In a September 2002 meeting, the panel came to the same conclusion about RCTs, but amended the recommended endpoints to stroke and death at two years.
NMT and AGA are not the first to complain about the difficulty of enrolling a Web-educated public in a clinical study control arm.
In a Feb. 22 meeting of the orthopedic and rehabilitative devices advisory committee, the Corin Group (Cirincester, UK) expressed the same frustration regarding its trial for the Cormet 2000 hip resurfacing system (Medical Device Daily, Feb. 26).
That panel recommended that FDA give the Cormet the nod, with panelists acknowledging this difficult “reality” of modern clinical trial conduct.
Of the ongoing efforts to roll out Phase III trials with controls, Buckley remarked that “enrollment in those studies has been very slow,” in part because patients want to close the PFO.
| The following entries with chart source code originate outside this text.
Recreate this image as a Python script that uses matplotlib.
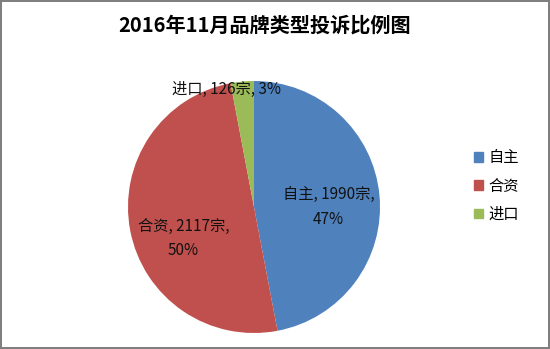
import matplotlib
matplotlib.use('Agg')
import matplotlib.pyplot as plt

plt.rcParams['font.family'] = ['Noto Sans CJK SC', 'DejaVu Sans']

title = '2016年11月品牌类型投诉比例图'
categories = ['自主', '合资', '进口']
counts = [1990, 2117, 126]
colors = ['#4F81BD', '#C0504D', '#9BBB59']

W, H = 550, 349
fig = plt.figure(figsize=(W / 100, H / 100), dpi=100)
fig.patch.set_facecolor('white')
fig.patch.set_edgecolor('#7f7f7f')
fig.patch.set_linewidth(1.5)

# pie center (254, 207) px, radius 126 px
cx, cy, r = 254, 349 - 207, 126
ax = fig.add_axes([(cx - r) / W, (cy - r) / H, 2 * r / W, 2 * r / H])
wedges, _ = ax.pie(counts, colors=colors, startangle=90, counterclock=False,
                   radius=1, wedgeprops=dict(linewidth=0))
ax.set_xlim(-1, 1)
ax.set_ylim(-1, 1)
ax.set_aspect('equal')
ax.axis('off')

total = sum(counts)
pcts = [round(c / total * 100) for c in counts]
label_pos = [(0.59, 0.0), (-0.56, -0.25), (-0.22, 0.93)]
texts = [
    f'{categories[0]}, {counts[0]}宗,\n{pcts[0]}%',
    f'{categories[1]}, {counts[1]}宗,\n{pcts[1]}%',
    f'{categories[2]}, {counts[2]}宗, {pcts[2]}%',
]
for (x, y), t in zip(label_pos, texts):
    ax.text(x, y, t, ha='center', va='center', fontsize=11, color='#111111',
            linespacing=1.55)

fig.text(265 / W, 1 - 25 / H, title, ha='center', va='center',
         fontsize=14.5, fontweight='bold', color='black')

handles = [plt.Rectangle((0, 0), 1, 1, color=c) for c in colors]
fig.legend(handles, categories, loc='center left',
           bbox_to_anchor=(460 / W, 1 - 186 / H), frameon=False,
           fontsize=11, handlelength=0.6, handleheight=0.6,
           handletextpad=0.35, labelspacing=0.75)

fig.savefig('out.png', dpi=100)
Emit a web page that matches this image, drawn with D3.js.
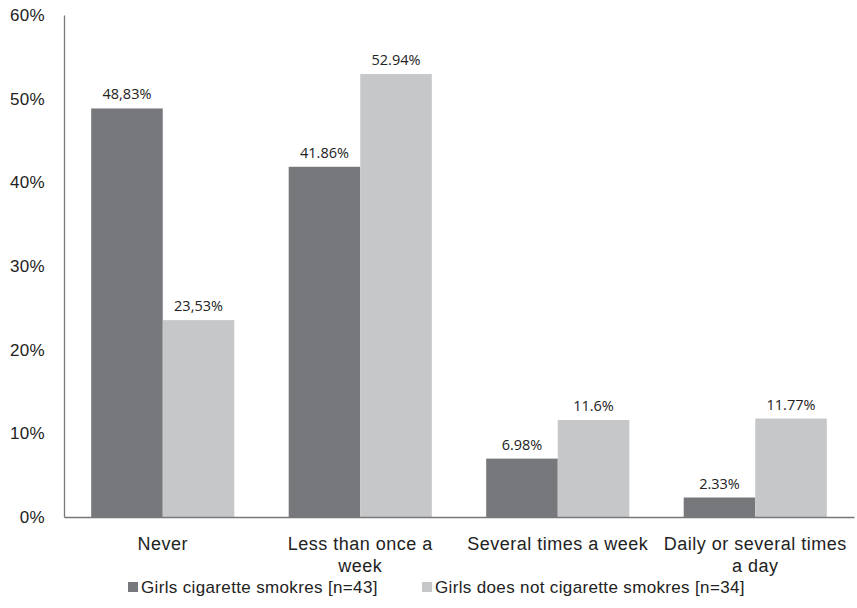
<!DOCTYPE html>
<html><head><meta charset="utf-8">
<script src="https://cdn.jsdelivr.net/npm/d3@7"></script>
<style>body{margin:0;background:#fff}</style>
</head><body><svg id="c" width="857" height="608"></svg>
<script>
const categories = [["Never"], ["Less than once a", "week"], ["Several times a week"], ["Daily or several times", "a day"]];
const seriesNames = ["Girls cigarette smokres [n=43]", "Girls does not cigarette smokres [n=34]"];
const smokers = [48.83, 41.86, 6.98, 2.33];
const nonSmokers = [23.53, 52.94, 11.6, 11.77];
const smokersLabels = ["48,83%", "41.86%", "6.98%", "2.33%"];
const nonSmokersLabels = ["23,53%", "52.94%", "11.6%", "11.77%"];
const yTicks = [0, 10, 20, 30, 40, 50, 60];
const colors = ["#77787b", "#c6c7c9"];

const svg = d3.select("#c");
const y = d3.scaleLinear().domain([0, 60]).range([517, 15]);
const x0 = d3.scaleBand().domain(d3.range(categories.length)).range([64, 854]).padding(0);
const x1 = d3.scaleBand().domain([0, 1]).range([0, x0.bandwidth()]).paddingInner(0).paddingOuter(0.38);

const series = [smokers, nonSmokers];
const labels = [smokersLabels, nonSmokersLabels];
const sans = "Liberation Sans, Arial, Helvetica, sans-serif";

// y axis
const yAxis = svg.append("g").attr("transform", "translate(64,0)")
  .call(d3.axisLeft(y).tickValues(yTicks).tickSize(0).tickPadding(19).tickFormat(d => d + "%"));
yAxis.select(".domain").attr("stroke", "#777").attr("stroke-width", 1.3);
yAxis.selectAll("text").attr("font-family", sans).attr("font-size", 17)
  .attr("letter-spacing", 0.3).attr("fill", "#222");

// bars
categories.forEach((c, i) => {
  series.forEach((s, j) => {
    svg.append("rect")
      .attr("x", x0(i) + x1(j)).attr("y", y(s[i]))
      .attr("width", x1.bandwidth()).attr("height", y(0) - y(s[i]))
      .attr("fill", colors[j]);
    svg.append("text")
      .attr("x", x0(i) + x1(j) + x1.bandwidth() / 2).attr("y", y(s[i]) - 9)
      .attr("text-anchor", "middle")
      .attr("font-family", "Open Sans, sans-serif").attr("font-size", 14.5).attr("fill", "#222")
      .text(labels[j][i]);
  });
});

// x axis
const xAxis = svg.append("g").attr("transform", "translate(0,517)")
  .call(d3.axisBottom(x0).tickSize(0).tickFormat(""));
xAxis.select(".domain").attr("stroke", "#777").attr("stroke-width", 1.3);
categories.forEach((c, i) => {
  const t = svg.append("text").attr("text-anchor", "middle")
    .attr("font-family", sans).attr("font-size", 18).attr("letter-spacing", 0.5).attr("fill", "#222");
  c.forEach((line, k) => {
    t.append("tspan").attr("x", x0(i) + x0.bandwidth() / 2).attr("y", 549.5 + k * 22).text(line);
  });
});

// legend
const legendX = [128, 422];
seriesNames.forEach((n, j) => {
  svg.append("rect").attr("x", legendX[j]).attr("y", 582).attr("width", 10).attr("height", 10).attr("fill", colors[j]);
  svg.append("text").attr("x", legendX[j] + 13).attr("y", 593)
    .attr("font-family", sans).attr("font-size", 17).attr("letter-spacing", 0.35).attr("fill", "#222")
    .text(n);
});
</script></body></html>
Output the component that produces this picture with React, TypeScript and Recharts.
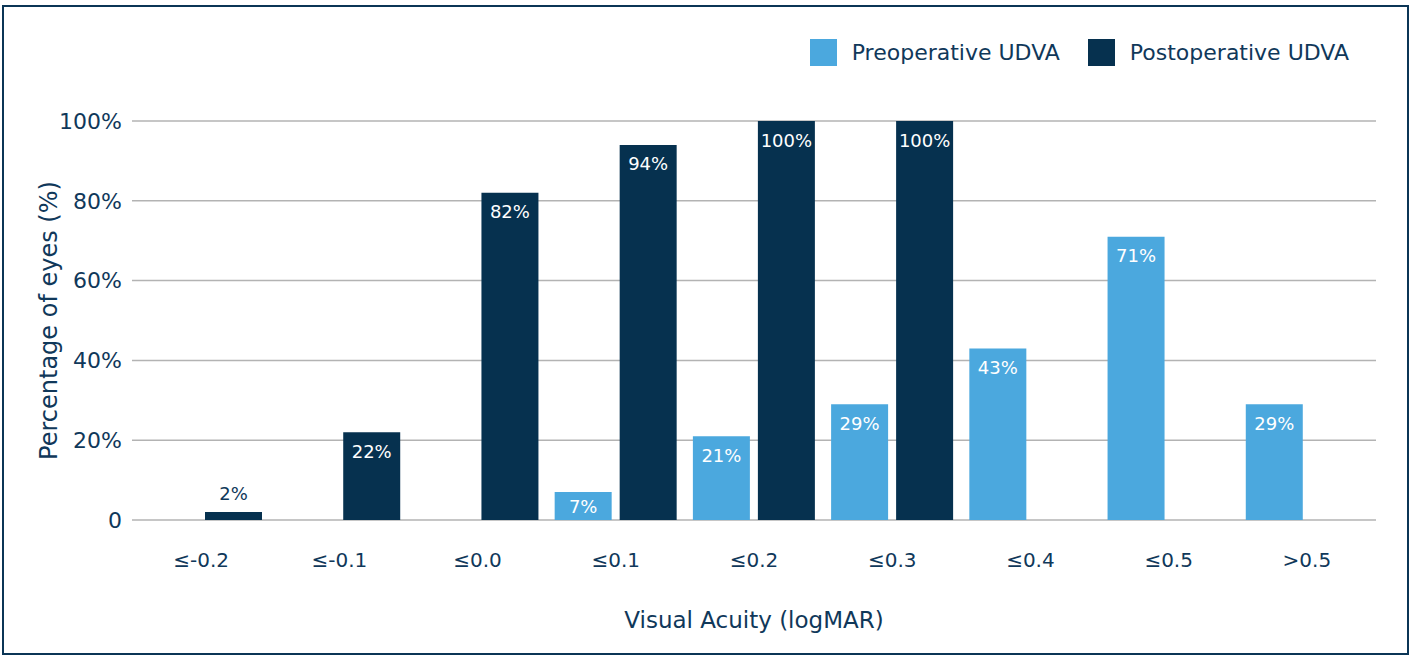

Buckley said that another factor is that the use of warfarin is “incompatible with the active lifestyle of younger patients.” Other factors include physician bias, which may be the predilection of interventionists to intervene, and the use of other devices on an off-label basis.
The devices most commonly used for PFO include those to treat atrial and ventricular septal defects.
Billy Dunn, a stroke neurologist at the Center for Drug Evaluation and Review, referred to the uncertainty of the connection between PFO and stroke in noting that between 35% and 40% of ischemic strokes in adults younger than 55 are of unknown origin, or cryptogenic. He noted that the “prevalence of PFO is higher in individuals with cryptogenic stroke than in individuals with a stroke of a known cause,” but medical science has yet to discern whether “other co-variates may account” for this artifact.
Regarding the hypothesized connection between PFO and stroke, Dunn remarked that the relationship “is uncertain and, as you can see, the data are somewhat conflicted.”
During the public hearing, Steven Kittner, MD, speaking on behalf of the American Academy of Neurology (St. Paul, Minnesota), disclosed that he is a site principal investigator for one of the trials, and he opposed the petition.
He argued that off-label use to treat PFO “is really the big gorilla in the room,” and that while FDA has no way to control off-label use, the Centers for Medicare & Medicaid Services’ reimbursement mechanism “would be a way to move these trials forward,” presumably a reference to the coverage with evidence development mechanism now in use at CMS.
Larry Latson, MD, director of the pediatric and congenital cardiac catheterization lab at the Cleveland Clinic (Cleveland), explained that “after strokes, patients are terribly frightened” and “basic personality traits dictate that they don’t want to give up control.”
The typical patient does not want invasive procedure unless the doctor can guarantee the outcome and only if there is no alternative, but most patients also prefer to avoid a lifetime drug regime. Attitudes toward medications “often do change over time with poor experiences,” and patients see closing the hole as a desirable alternative “if the procedure is not too bad,” according to Latson.
The fact that the PFO closure procedure can be done as an outpatient procedure lowers the resistance.
The panel discussed the possibility of the sponsors pooling their controls, but the counter-arguments included the contorted mathematical adjustments needed to make sense of the data, due ot the different approaches to closing the PFO, and the inherent differences in efficacy and safety endpoints.
Panelist Richard Ringel, MD, an associate professor of cardiology at Johns Hopkins University (Baltimore), said that off-label device use is necessary because in the world of pediatric cardiology, “we use devices that have never been in a randomized controlled trial and never will be.”
He was the sole member of the panel to advocate the non-RCT approach for this indication, but after the panel deliberated the questionable link between PFO and stroke, he joined the others in a unanimous vote to recommend that FDA maintain its requirement for RCTs.